(concurring in part and dissenting in part).
It is my view that at the time the minor Jaural Leopold Green, approximately twenty years of age, failed to give the care a lifeguard owes the patrons at a public swimming pool and was guilty of the negligence — not remaining alert and aware of any exposure to danger of the young children who had been entrusted to his care — • which has been found to be the proximate cause of the drowning death of the minor Charles Edward Williams, he was neither supervised nor controlled by either of his parents. I do not believe that under the circumstances of this case Green’s father should be held liable in damages for the minor’s wrongful actions.
The facts of record reflect that Green was an employed lifeguard at the Brooks Park Swimming Pool, said pool being operated by the East Baton Rouge Parish Recreation and Park Commission. He was an employee and had been tested by his employer; he had passed the tests given by the American Red Cross; his credentials were recited on cards, and he had demonstrated these cards to his employer. Green was also a swimming instructor. He was on duty at the time the instant death occurred; his help was sought when young Williams’ plight was discovered by Michael Yates. Pie failed to render assistance when needed, thinking that Yates’ plea for help was a trick. At the time of the accident, Green was on his employer’s premises; he was controlled not by his parents but by his employer; he was remunerated by his employer.
“While it is said that at common law there are four elements which are considered upon the question whether the relationship of master and servant exists, —namely, the selection and engagement of the servant, the payment of wages, the power of dismissal, and the power of *789the control of the servant’s conduct, — the really essential element of the relationship is the right of control — the right of one person, the master, to order and control another, the servant, in the performance of work by the latter, and the right to direct the manner in which the work shall be done. It is, moreover, essential that the master shall have control and direction not only of the employment to which the contract relates, but also of all of its details, and if these elements of control and direction are lacking, no relationship of master and servant exists. The test of the employer-employee relation is the right of the employer to exercise control of the details and method of performing the work. * * *” 35 Am. Jur. Master and Servant, Sec. 3, pp. 445-446.
In the case of Redd v. Bohannon, La. App., 166 So.2d 362, it was aptly stated:
“* * * the basis of the parental liability rests upon the parent’s legal right to control and supervise the actions of a minor of whom he has legal custody. See also Planiol, Civil Law Treatise (LSLI Translation, 1959) Volume 2, Section 909, discussing source article of LSA-CIVIL CODE, Article 2318: ‘In truth, responding for the act of a minor is not responsibility for the act of another, but for one’s own act; a person is himself at fault, for not having supervised with sufficient strictness the minor confided to his care.’ ”

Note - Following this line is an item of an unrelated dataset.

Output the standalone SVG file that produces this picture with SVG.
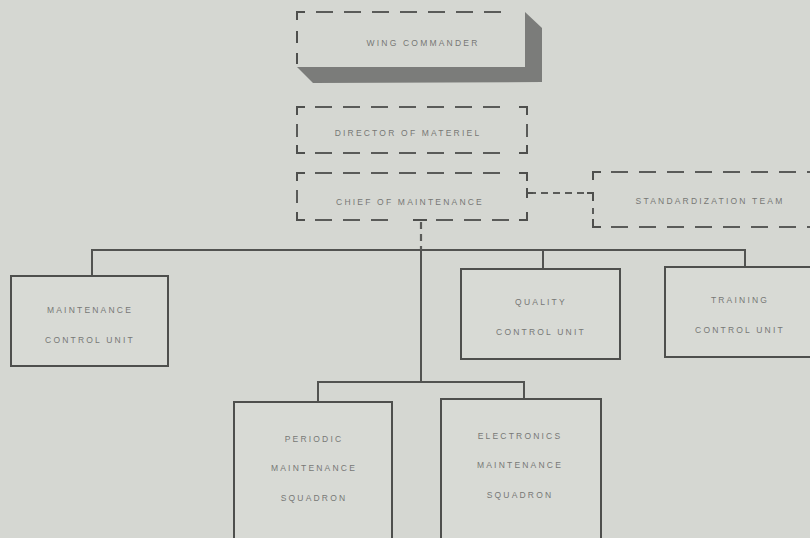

No case directly in point has been cited to this Court by counsel.' LSA-C.C. Art. 2318, provides that: “The father, or after his decease, the mother, are responsible for the damage occasioned by their minor or unemancipated children, residing with them, or placed by them under the care of other persons, reserving to them recourse against those persons.” In the instant case, Green was not placed under the care of the East Baton Rouge Parish Recreation and Park Commission. His parents surrendered, not delegated, their control and supervision to the Commission. During Green’s working hours, he owed nothing to his parents; his obligation was to his employer. Such circumstances clearly indicate to me that the parents’ control was interrupted and suspended.
Green was neither a student nor an apprentice. His parents had not trained, examined, or instructed him. He was working for money and was at the beck and call of the East Baton Rouge Parish Recreation and Park Commission when on duty. It is therefore apparent to me that Green’s father is not responsible for his negligence and should suffer no liability for his actions.
In this modern day and time, thousands of minors are employed in department stores, grocery stores, hotels, restaurants,. *791barber shops, garages, theatres, and other commercial establishments. Many young people act as counsellors at summer camps. Reason dictates that the majority opinion creates a hardship which could deter the useful and gainful employment of minors. Green was not wanting as a son. He was wanting only as an employee — as a lifeguard.
For the reasons above stated, I respectfully dissent from that part of the majority opinion which holds Charles A. Green liable in damages for the negligence of his son Jaural Leopold Green.